All the while we're oblivious to the signs of impending collapse. We keep on keeping on, assigning a 'natural order' to the changes that confront us. Refusing even to respond to that, we continue in the business of the everyday. We party hearty, don't even hear the cries of the dispossessed, the poor, the marginalized, the plants, the animals, the sea creatures, the birds. Don't notice the end of the amphibians, or wonder why ants and jelly fish flourish.

It's just as well. Being all grown up we're way past children's stories and analogies and metaphors. We live in the real world where there's just us. No Noah. No Ark. Just us.

And a God that loves us well enough to start us up, let us go and quiver along with us at our falling. Grieve with us our losses. Hold us in our terror, quell us in our fear. Close by us as we chart the course ahead. It's well that God is with us 'cause it looks like there might be a rising tide of natural master control mechanism just ahead.

Hold on tight now. Here we go...

Keith Simmonds is a diaconal minister in the Communities in Faith Pastoral Charge serving Beaver Valley, Rossland, Salmo and Trail.

Comments

who inherits the earth?

I'm glad we agree on the need to stop dumping our waste and otherwise treating the world we live in as if the way we live (dams, roads, mines, bottom scouring fishing, etc) has no effect on it or us. But then how could we have lived in industrial towns without learning that?

Let's stick with that agreement and also agree to speed up our plan to stop treating nature as a garbage dump and personal playground for folk who love to cut it, stack it and pave it. Let's agree to put a lot more thought into the long term consequences of what we do before we do it. As if we'd learned something from DDT and thalidomide and lead studies in children.

Who was it that said "The earth is not something we inherit from our ancestors, rather we borrow it from our children."? Would be good if it was us, would it not?

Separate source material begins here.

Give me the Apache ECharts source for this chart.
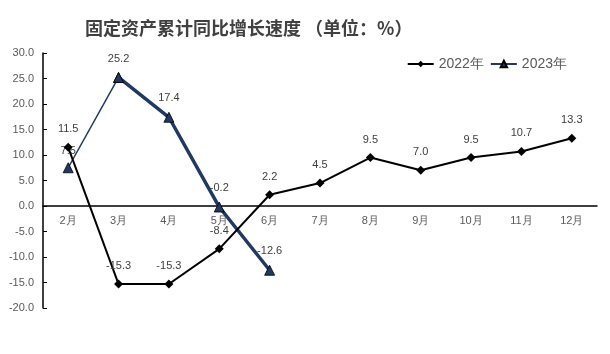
<!DOCTYPE html>
<html>
<head>
<meta charset="utf-8">
<script src="https://cdn.jsdelivr.net/npm/echarts@6/dist/echarts.min.js"></script>
<style>
  html, body { margin: 0; padding: 0; background: #fff; }
  #chart-container { width: 610px; height: 354px; }
</style>
</head>
<body>
<div id="chart-container"></div>
<script>
var months = ['2月', '3月', '4月', '5月', '6月', '7月', '8月', '9月', '10月', '11月', '12月'];
var values2022 = [11.5, -15.3, -15.3, -8.4, 2.2, 4.5, 9.5, 7.0, 9.5, 10.7, 13.3];
var values2023 = [7.5, 25.2, 17.4, -0.2, -12.6];
var yTicks = { min: -20, max: 30, interval: 5 };

var chartDom = document.getElementById('chart-container');
var myChart = echarts.init(chartDom);
var option;

var navy = '#203864';
var textGrey = '#595959';
var gridTop = 53, gridBottom = 46;
// move the category axis up to the zero line (labels follow it)
var plotH = 354 - gridTop - gridBottom;
var zeroOffset = -Math.round(plotH * (0 - yTicks.min) / (yTicks.max - yTicks.min));

// 2023: first segment drawn thin, the rest thick
var first2023 = values2023.slice(0, 2);
var rest2023 = [null].concat(values2023.slice(1));

var labelStyle = {
  show: true,
  position: 'top',
  distance: 8,
  color: '#404040',
  fontSize: 11,
  fontFamily: 'Liberation Sans, Arial, sans-serif',
  formatter: function (p) { return p.value == null ? '' : p.value.toFixed(1); }
};

option = {
  animation: false,
  title: {
    text: '固定资产累计同比增长速度 （单位：%）',
    left: 80,
    top: 14,
    textStyle: {
      fontFamily: 'Noto Sans CJK SC',
      fontWeight: 'bold',
      fontSize: 18,
      color: '#404040'
    }
  },
  legend: {
    right: 38,
    top: 52,
    itemWidth: 26,
    itemHeight: 8,
    itemGap: 6,
    textStyle: { color: textGrey, fontSize: 14, fontFamily: 'Liberation Sans, Arial, sans-serif' },
    data: ['2022年', '2023年']
  },
  grid: { left: 43, right: 13, top: gridTop, bottom: gridBottom },
  xAxis: {
    type: 'category',
    data: months,
    offset: zeroOffset,
    axisLine: { onZero: false, lineStyle: { color: '#000', width: 1.5 } },
    axisTick: { inside: true, length: 4, lineStyle: { color: '#000' } },
    axisLabel: { color: textGrey, fontSize: 11, margin: 9, fontFamily: 'Liberation Sans, Arial, sans-serif' }
  },
  yAxis: {
    type: 'value',
    min: yTicks.min,
    max: yTicks.max,
    interval: yTicks.interval,
    splitLine: { show: false },
    axisLine: { show: true, lineStyle: { color: '#000', width: 1.5 } },
    axisTick: { show: true, inside: true, length: 4, lineStyle: { color: '#000' } },
    axisLabel: {
      color: textGrey,
      fontSize: 11,
      margin: 9,
      fontFamily: 'Liberation Sans, Arial, sans-serif',
      formatter: function (v) { return v.toFixed(1); }
    }
  },
  series: [
    {
      name: '2022年',
      type: 'line',
      data: values2022,
      symbol: 'diamond',
      symbolSize: 9,
      lineStyle: { color: '#000', width: 2 },
      itemStyle: { color: '#000' },
      label: labelStyle,
      z: 3
    },
    {
      name: '2023年-first',
      type: 'line',
      data: first2023,
      symbol: 'triangle',
      symbolSize: 10,
      lineStyle: { color: navy, width: 1.5 },
      itemStyle: { color: navy, borderColor: '#000', borderWidth: 0.8 },
      label: {
        show: true, position: 'top', distance: 6, color: '#404040', fontSize: 11,
        fontFamily: 'Liberation Sans, Arial, sans-serif',
        formatter: function (p) { return p.dataIndex === 0 ? p.value.toFixed(1) : ''; }
      },
      z: 2
    },
    {
      name: '2023年',
      type: 'line',
      data: rest2023,
      symbol: 'triangle',
      symbolSize: 10,
      lineStyle: { color: navy, width: 3.5 },
      itemStyle: { color: navy, borderColor: '#000', borderWidth: 0.8 },
      label: labelStyle,
      z: 2
    }
  ]
};

option && myChart.setOption(option);
</script>
</body>
</html>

Ice ages, floods and The Coming of the Great White Handekerchief

Hang on... was it the end of the last Ice age that created The Flood? If there were other ice ages and presumably ends of those ice ages as well, does that mean there were other floods.. and other Arks?

Is this why there are so many Ice Age animated movies?

But seriously...

Yes on Earth there have been, and are, natural warming and cooling cycles. But it is the speed of change in the current one due to the massive and fast addition of carbon dioxide from the burning of Fossil fuels over the last 300 years, which has the potential to be different.

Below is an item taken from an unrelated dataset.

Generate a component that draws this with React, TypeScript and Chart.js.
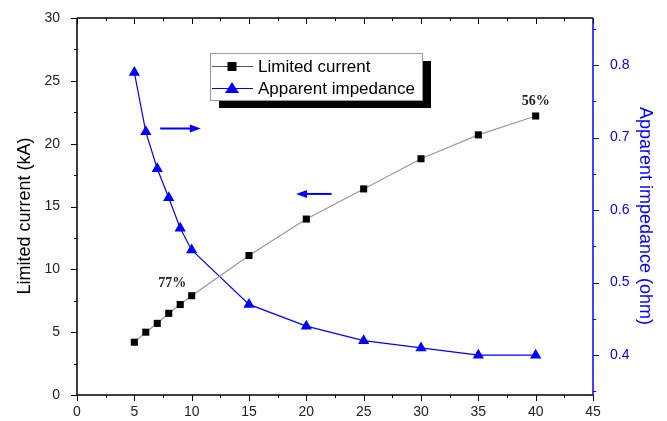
import React, { useEffect, useRef } from "react";
import { Chart, registerables } from "chart.js";

Chart.register(...registerables);

const xValues = [5, 6, 7, 8, 9, 10, 15, 20, 25, 30, 35, 40];
const limitedCurrent = [4.2, 5.0, 5.7, 6.5, 7.2, 7.9, 11.1, 14.0, 16.4, 18.8, 20.7, 22.2];
const apparentImpedance = [0.79, 0.708, 0.657, 0.617, 0.575, 0.545, 0.47, 0.44, 0.42, 0.41, 0.4, 0.4];
const rightTicks = [0.4, 0.5, 0.6, 0.7, 0.8];
const seriesNames = ["Limited current", "Apparent impedance"];
const axisTitles = ["Limited current (kA)", "Apparent impedance (ohm)"];
const notes = [
  { text: "77%", x: 8.3, y: 8.9 },
  { text: "56%", x: 40, y: 23.4 },
];
const arrows = [
  { x1: 7.25, x2: 10.8, y: 21.2 },
  { x1: 22.2, x2: 19.1, y: 16.0 },
];

const BLUE = "#0000ff";
const SANS = "'Liberation Sans', Arial, sans-serif";

const decorPlugin = {
  id: "decor",
  afterDraw(chart: any) {
    const ctx = chart.ctx as CanvasRenderingContext2D;
    const { left, right, top, bottom } = chart.chartArea;
    const xs = chart.scales.x;
    const ys = chart.scales.y;
    const y1 = chart.scales.y1;
    ctx.save();
    // frame
    ctx.lineWidth = 1.5;
    ctx.strokeStyle = "#000";
    ctx.beginPath();
    ctx.moveTo(left, top);
    ctx.lineTo(right, top);
    ctx.moveTo(left, top);
    ctx.lineTo(left, bottom);
    ctx.lineTo(right, bottom);
    ctx.stroke();
    ctx.strokeStyle = BLUE;
    ctx.beginPath();
    ctx.moveTo(right, top);
    ctx.lineTo(right, bottom);
    ctx.stroke();
    // x ticks (bottom outward, top inward)
    ctx.strokeStyle = "#000";
    ctx.lineWidth = 1;
    ctx.beginPath();
    for (let v = 0; v <= 45; v += 2.5) {
      const px = Math.round(xs.getPixelForValue(v)) + 0.5;
      const major = v % 5 === 0;
      const len = major ? 6 : 3;
      ctx.moveTo(px, bottom);
      ctx.lineTo(px, bottom + len);
      ctx.moveTo(px, top);
      ctx.lineTo(px, top + len);
    }
    // left y ticks
    for (let v = 0; v <= 30; v += 2.5) {
      const py = Math.round(ys.getPixelForValue(v)) + 0.5;
      const major = v % 5 === 0;
      ctx.moveTo(left, py);
      ctx.lineTo(left - (major ? 6 : 3), py);
    }
    ctx.stroke();
    // right y ticks
    ctx.strokeStyle = BLUE;
    ctx.beginPath();
    for (let v = 0.35; v <= 0.86; v += 0.05) {
      const vv = Math.round(v * 100) / 100;
      const py = Math.round(y1.getPixelForValue(vv)) + 0.5;
      const major = Math.round(vv * 100) % 10 === 0;
      ctx.moveTo(right, py);
      ctx.lineTo(right + (major ? 6 : 3), py);
    }
    ctx.stroke();

    // axis titles
    ctx.font = "18px " + SANS;
    ctx.textAlign = "center";
    ctx.textBaseline = "middle";
    ctx.fillStyle = "#000";
    ctx.save();
    ctx.translate(25, 216);
    ctx.rotate(-Math.PI / 2);
    ctx.fillText(axisTitles[0], 0, 0);
    ctx.restore();
    ctx.fillStyle = BLUE;
    ctx.save();
    ctx.translate(645, 216);
    ctx.rotate(Math.PI / 2);
    ctx.fillText(axisTitles[1], 0, 0);
    ctx.restore();

    // arrows
    ctx.strokeStyle = BLUE;
    ctx.fillStyle = BLUE;
    ctx.lineWidth = 2;
    for (const a of arrows) {
      const px1 = xs.getPixelForValue(a.x1);
      const px2 = xs.getPixelForValue(a.x2);
      const py = ys.getPixelForValue(a.y);
      const dir = px2 > px1 ? 1 : -1;
      ctx.beginPath();
      ctx.moveTo(px1, py);
      ctx.lineTo(px2 - dir * 6, py);
      ctx.stroke();
      ctx.beginPath();
      ctx.moveTo(px2, py);
      ctx.lineTo(px2 - dir * 11, py - 4);
      ctx.lineTo(px2 - dir * 11, py + 4);
      ctx.closePath();
      ctx.fill();
    }

    // notes
    ctx.fillStyle = "#222";
    ctx.font = "bold 14px 'Liberation Serif', 'DejaVu Serif', serif";
    ctx.textAlign = "center";
    ctx.textBaseline = "middle";
    for (const n of notes) {
      ctx.fillText(n.text, xs.getPixelForValue(n.x), ys.getPixelForValue(n.y));
    }

    // legend
    const lx = 210, ly = 53, lw = 212, lh = 47;
    ctx.fillStyle = "#000";
    ctx.fillRect(lx + 9, ly + 8, lw, lh);
    ctx.fillStyle = "#fff";
    ctx.fillRect(lx, ly, lw, lh);
    ctx.strokeStyle = "#999";
    ctx.lineWidth = 1;
    ctx.strokeRect(lx + 0.5, ly + 0.5, lw, lh);
    ctx.font = "17px " + SANS;
    ctx.textAlign = "left";
    ctx.textBaseline = "middle";
    const rows = [
      { y: ly + 13, color: "#000", line: "#555", shape: "rect" },
      { y: ly + 35, color: BLUE, line: BLUE, shape: "tri" },
    ];
    rows.forEach((r, i) => {
      ctx.strokeStyle = r.line;
      ctx.lineWidth = 1.2;
      ctx.beginPath();
      ctx.moveTo(lx + 2, r.y + 0.5);
      ctx.lineTo(lx + 43, r.y + 0.5);
      ctx.stroke();
      ctx.fillStyle = r.color;
      const cx = lx + 22;
      if (r.shape === "rect") {
        ctx.fillRect(cx - 4.5, r.y - 4, 9, 9);
      } else {
        ctx.beginPath();
        ctx.moveTo(cx, r.y - 6);
        ctx.lineTo(cx - 7, r.y + 5);
        ctx.lineTo(cx + 7, r.y + 5);
        ctx.closePath();
        ctx.fill();
      }
      ctx.fillStyle = "#000";
      ctx.fillText(seriesNames[i], lx + 48, r.y + 1);
    });
    ctx.restore();
  },
};

export default function App() {
  const ref = useRef<HTMLCanvasElement | null>(null);
  useEffect(() => {
    if (!ref.current) return;
    const tickFont = { family: SANS, size: 14 };
    const chart = new Chart(ref.current, {
      type: "line",
      data: {
        datasets: [
          {
            label: seriesNames[0],
            data: xValues.map((x, i) => ({ x, y: limitedCurrent[i] })),
            yAxisID: "y",
            borderColor: "#999999",
            borderWidth: 1.2,
            backgroundColor: "#000",
            pointBackgroundColor: "#000",
            pointBorderColor: "#000",
            pointStyle: "rect",
            pointRadius: 5,
            pointBorderWidth: 0,
            tension: 0,
          },
          {
            label: seriesNames[1],
            data: xValues.map((x, i) => ({ x, y: apparentImpedance[i] })),
            yAxisID: "y1",
            borderColor: BLUE,
            borderWidth: 1.2,
            backgroundColor: BLUE,
            pointBackgroundColor: BLUE,
            pointBorderColor: BLUE,
            pointStyle: "triangle",
            pointRadius: 6.5,
            pointBorderWidth: 0,
            tension: 0,
          },
        ],
      },
      options: {
        responsive: false,
        animation: false,
        layout: { padding: { top: 18, left: 0, right: 0, bottom: 0 } },
        plugins: { legend: { display: false }, tooltip: { enabled: false } },
        scales: {
          x: {
            type: "linear",
            min: 0,
            max: 45,
            ticks: { stepSize: 5, color: "#222", font: tickFont, padding: 1, maxRotation: 0 },
            grid: { display: false },
            border: { display: false },
            afterFit: (s: any) => { s.height = 26; },
          },
          y: {
            type: "linear",
            position: "left",
            min: 0,
            max: 30,
            ticks: { stepSize: 5, color: "#222", font: tickFont, padding: 9 },
            grid: { display: false },
            border: { display: false },
            afterFit: (s: any) => { s.width = 77; },
          },
          y1: {
            type: "linear",
            position: "right",
            min: 0.345,
            max: 0.865,
            afterBuildTicks: (s: any) => { s.ticks = rightTicks.map((v) => ({ value: v })); },
            ticks: { color: BLUE, font: tickFont, padding: 9, callback: (v: any) => Number(v).toFixed(1) },
            grid: { display: false },
            border: { display: false },
            afterFit: (s: any) => { s.width = 74; },
          },
        },
      },
      plugins: [decorPlugin],
    } as any);
    return () => chart.destroy();
  }, []);
  return (
    <div style={{ position: "absolute", left: 0, top: 0, width: 667, height: 421, background: "#fff" }}>
      <canvas ref={ref} width={667} height={421} />
    </div>
  );
}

The high speed of change in the climate is creating the situation where species and interactions of life forms do not have enough generations to adapt (evolve) to the change and are therefore at risk.

Any positive change we make in our lifetimes we are unlikely to see any benefit from. But hopefully our children's children may.

Humans aside...the amazing, and most likely unique Earth, with it's biodiversity and ecology will probably survive, just as it has survived massive extinctions in the past. But the cost to diversity of life on Earth will probably be high. Sad to think that Human descendants might not be around to see it.

Waiting for The Coming of the Great White Handkerchief. \\//,

 

Hey let's talk on Dec 22

I always thought that oceans needed CO2 so  plankton could feed on it and coral reefs could form.  The razing of the Amazon forest is depleting our carbon and we likely need more not less.

SO2 is another matter.  We don't need it and it causes acid rain.

We've been in a melting period for 10,000 years and probably have many more to go.  Hey, someone living here thousands of years from now could have beachfront property. :)

 

Over one billion years ago

The Huronian ice age began, followed by several others over hundreds of millions of years.  The latest ice age began 40 million years ago and intensified 3 million years ago...or so the scientists hypothesize.

The most recent ice age ended about 10 thousand years ago. All without the help of mankind.  That is the cycle we're now in - a natural phenomenon, or God driven if you like.

Maybe in another million years we'll naturally evolve to a dry husk like Mars, who knows?  Or maybe earth will go through another ice age.

That's no reason of course to pollute this big, beautiful blue marble.